Monday, April 28, 2003

More on Taxes

In my previous entry I said that despite the fact that we had to add $3000 to our enormous credit card bill to pay the taxes on April 15, I opposed the Bush tax cuts. In fact, I said I'd be happy to pay more taxes, if only we had a government that believed in the social contract and believed it had a role to play in bettering society.

But no. Bush wants to slash taxes, with most of the money going to the wealthy...pandering to the greed of the rich. He compounds this shameful rewarding of greed by seeking support among average voters with appeals to their selfishness, populist pablum about how the money would be better off in your pocket than in the government's. Finally, the ultimate goal of his manipulative use of greed and selfishness is slothfulness on the part of the government. Bush only wants enough of your tax dollars to wage wars around the world, but he wants the government to have less responsibility for the things we need here at home, all those things help us work together as a society in order to create the best possible lives for ourselves. To me, it all adds up to a very short-sighted policy.

Greed, selfishness, sloth and short-sightedness...that's our government under Bush.

They try and hide the fact that their tax policy is based primarily on the greedy rewarding of the already well off by citing 'supply-side economics.' This is the same free lunch idea tried under Reagan, claiming that a cut in taxes will spur so much economic activity that government will take in even more in taxes. It didn't work then...deficits soared under Reagan...and it won't work now.

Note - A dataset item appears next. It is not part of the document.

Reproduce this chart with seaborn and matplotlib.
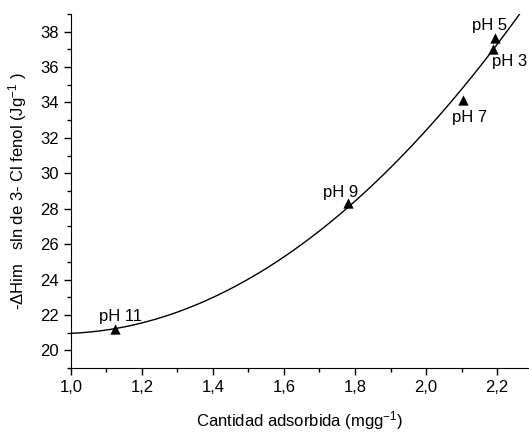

Of course, the supply-siders claim the problem back then was that the tax cuts weren't big enough. Economists who still support supply-side also claim they now have better ways of predicting the benefits through the use of something called 'dynamic scoring.' Republican Congressional leaders tapped an ardent supporter of dynamic scoring to head the bipartisan Congressional Budget Office, gleefully expecting his budget analysis would strongly support tax cuts.

Oops. No such luck. Of the various scenarios crunched by the Congressional Budget Office, some forecast a slight reduction in the budget deficit, some saw the budget get larger, and not one of the scenarios predicted that Bush's tax cut would pay for itself over the next ten years.

But here's the wackiest part. According to the Wall Street Journal, of the two scenarios that forecast lower budget deficits, "both those models got their results by assuming that after 2013, taxes would be raised to eliminate the remaining deficit. The theory is that people will work harder between 2004 and 2013 because they know their taxes will be going up, and will want to earn more money before those tax increases take effect."

Let's look at that again. This is how economists think your brain works: They think you are going to sit down in 2004 and think 'damn it, I bet the government is gonna raise my taxes nine years from now, so i'll fool them. I'm gonna work real hard and make a lot of money between now and 2013, and when that damn tax increase goes into effect, I'll quit my high-paying job and switch to some low tax bracket job like maybe flipping burgers for McDonalds. Ha Ha, I'll be damned if the IRS is gonna take my money."

Yes, the whole supply-side arguement is a farce, but even worse than that, it is a smokescreen for the true intentions of the conservative Republicans currently in charge. It doesn't matter to them whether or not their tax cuts ultimately bring more revenue to the government, because they don't really want more revenue. They don't believe in government.

I find it frightening that Bush and his cronies in government are so willing to sacrifice the economy, the quality of life in our country and the prospects of future generations to feed their own narrow, selfish and greedy financial and ideological interests. And it's not only left-leaning types like me who are saying this. Stephen Roach is chief economist for the brokerage firm Morgan Stanley, and he calls Bush's tax cuts " a policy blunder of monumental proportions...[which]...could well be the tipping point that finally brings this house of cards tumbling down." (Click here to read his article)

You know you don't want to accept this. You know you don't want the government to get away with thinking you are this stupid and this selfish. Speak out against the Bush tax cuts.